§ **DATASET CONTENT**:
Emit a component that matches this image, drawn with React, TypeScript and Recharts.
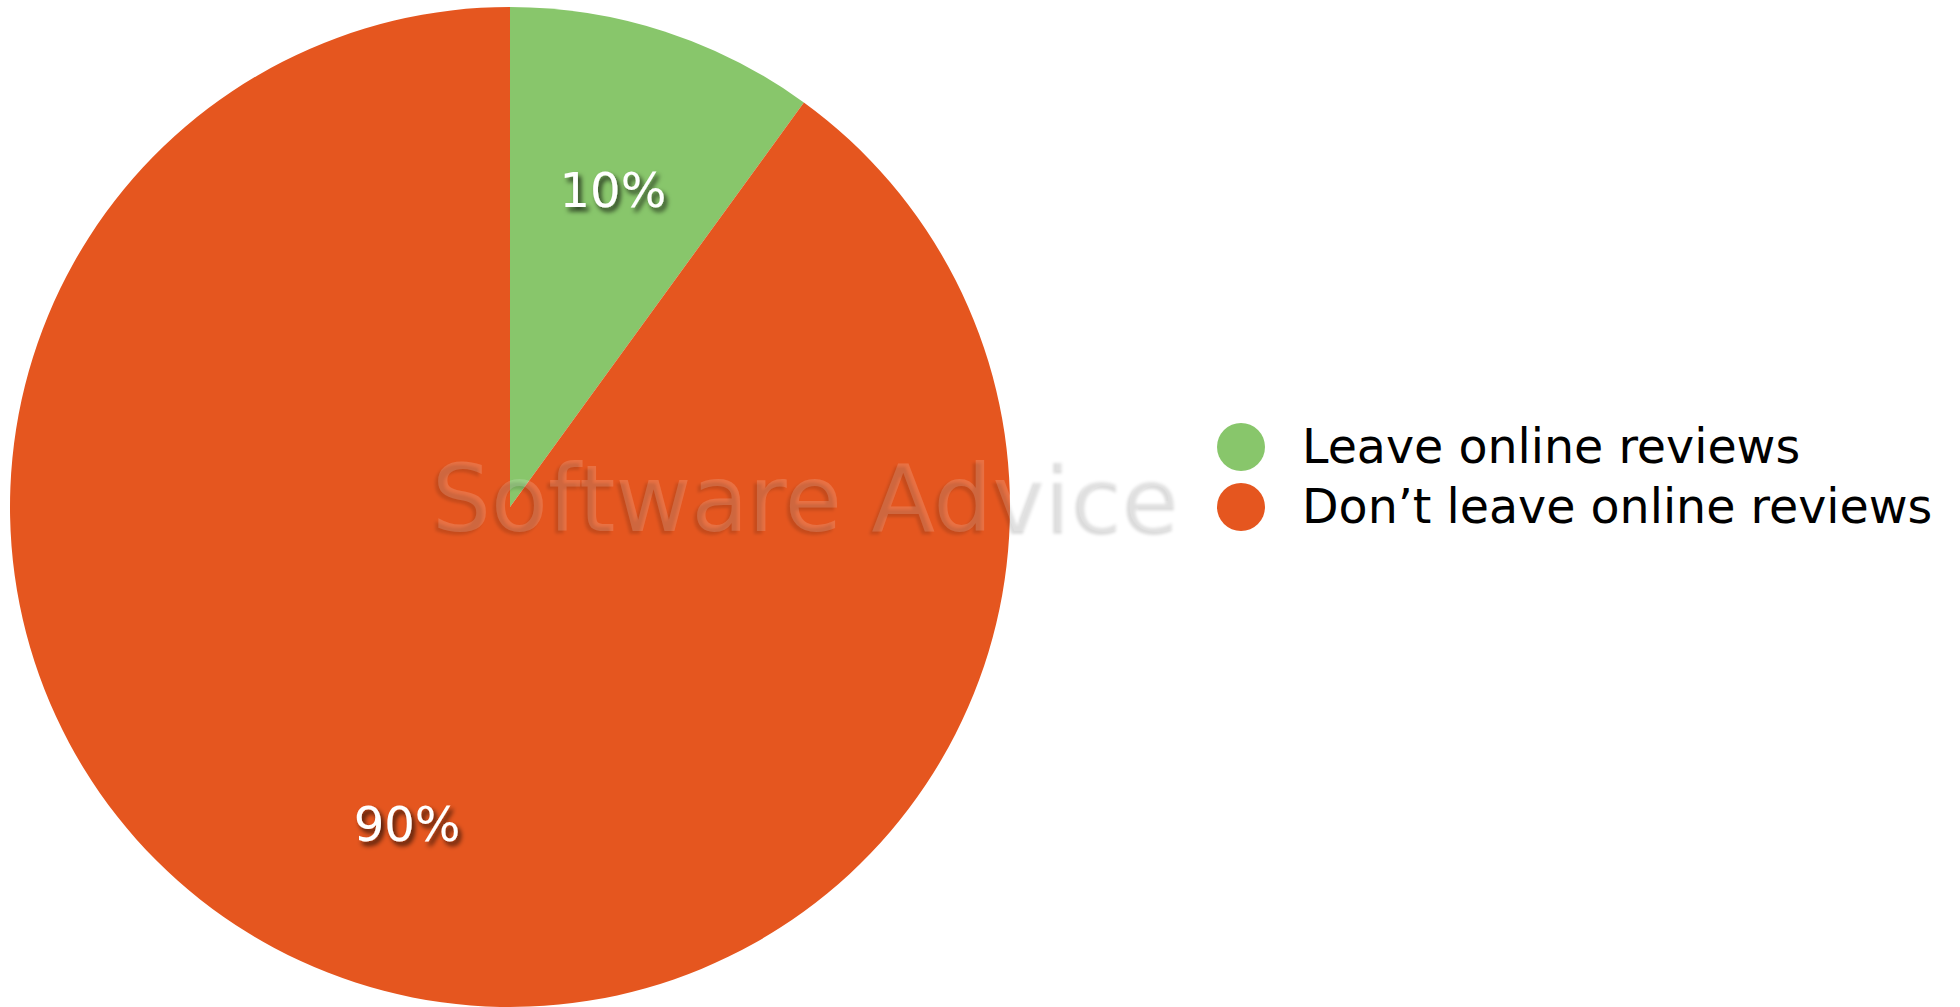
import React from "react";
import { PieChart, Pie, Cell, Legend } from "recharts";

// Shares of respondents
const categories = ["Leave online reviews", "Don\u2019t leave online reviews"];
const shares = [10, 90];
const colors = ["#88C66B", "#E5561F"];

const data = categories.map((name, i) => ({ name, value: shares[i] }));

const RAD = Math.PI / 180;
const FONT = "'DejaVu Sans', Verdana, sans-serif";

const renderLabel = (props: any) => {
  const { cx, cy, midAngle, outerRadius, percent } = props;
  const r = outerRadius * 0.666;
  const x = cx + r * Math.cos(-midAngle * RAD);
  const y = cy + r * Math.sin(-midAngle * RAD);
  return (
    <text
      x={x}
      y={y}
      fill="#ffffff"
      textAnchor="middle"
      dominantBaseline="central"
      fontFamily={FONT}
      fontSize={48}
      filter="url(#labelShadow)"
    >
      {`${Math.round(percent * 100)}%`}
    </text>
  );
};

const renderLegend = () => (
  <div style={{ fontFamily: FONT, fontSize: 47.5, color: "#000" }}>
    {categories.map((name, i) => (
      <div
        key={name}
        style={{ display: "flex", alignItems: "center", height: 60, lineHeight: "60px" }}
      >
        <div
          style={{
            flex: "0 0 48px",
            width: 48,
            height: 48,
            borderRadius: "50%",
            background: colors[i],
            marginRight: 37,
          }}
        />
        <span style={{ whiteSpace: "nowrap" }}>{name}</span>
      </div>
    ))}
  </div>
);

export default function App() {
  return (
    <div style={{ position: "absolute", left: 0, top: 0, width: 1960, height: 1007, background: "#fff" }}>
      <PieChart width={1960} height={1007} margin={{ top: 0, right: 0, bottom: 0, left: 0 }}>
        <defs>
          <filter id="labelShadow" x="-20%" y="-20%" width="140%" height="160%">
            <feDropShadow dx="3" dy="4" stdDeviation="2.5" floodColor="#000" floodOpacity="0.75" />
          </filter>
        </defs>
        <Pie
          data={data}
          dataKey="value"
          nameKey="name"
          cx={510}
          cy={507}
          outerRadius={500}
          startAngle={90}
          endAngle={-270}
          stroke="none"
          label={renderLabel}
          labelLine={false}
          isAnimationActive={false}
        >
          {data.map((d, i) => (
            <Cell key={d.name} fill={colors[i]} />
          ))}
        </Pie>
        <Legend
          content={renderLegend}
          layout="vertical"
          verticalAlign="top"
          align="right"
          wrapperStyle={{ left: 1217, top: 417, right: "auto", width: 720 }}
        />
      </PieChart>
      {/* watermark drawn over the pie */}
      <svg
        width={1960}
        height={1007}
        style={{ position: "absolute", left: 0, top: 0, pointerEvents: "none" }}
      >
        <defs>
          <filter id="markBlur" x="-5%" y="-30%" width="110%" height="160%">
            <feGaussianBlur stdDeviation="1.8" />
          </filter>
        </defs>
        <text
          x={429}
          y={534}
          fontFamily={FONT}
          fontSize={93}
          fill="#000000"
          fillOpacity={0.14}
          filter="url(#markBlur)"
        >
          Software Advice
        </text>
        <text
          x={432}
          y={531}
          fontFamily={FONT}
          fontSize={93}
          fill="#ffffff"
          fillOpacity={0.16}
        >
          Software Advice
        </text>
      </svg>
    </div>
  );
}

§ **WRITTEN REQUEST**: Starting at the top of the listing above, reproduce each line up to and including the one with "Pie, Cell, Legend"; omit the pictures.

§ **ANSWER BELOW**:
Emit a component that matches this image, drawn with React, TypeScript and Recharts.
import React from "react";
import { PieChart, Pie, Cell, Legend } from "recharts";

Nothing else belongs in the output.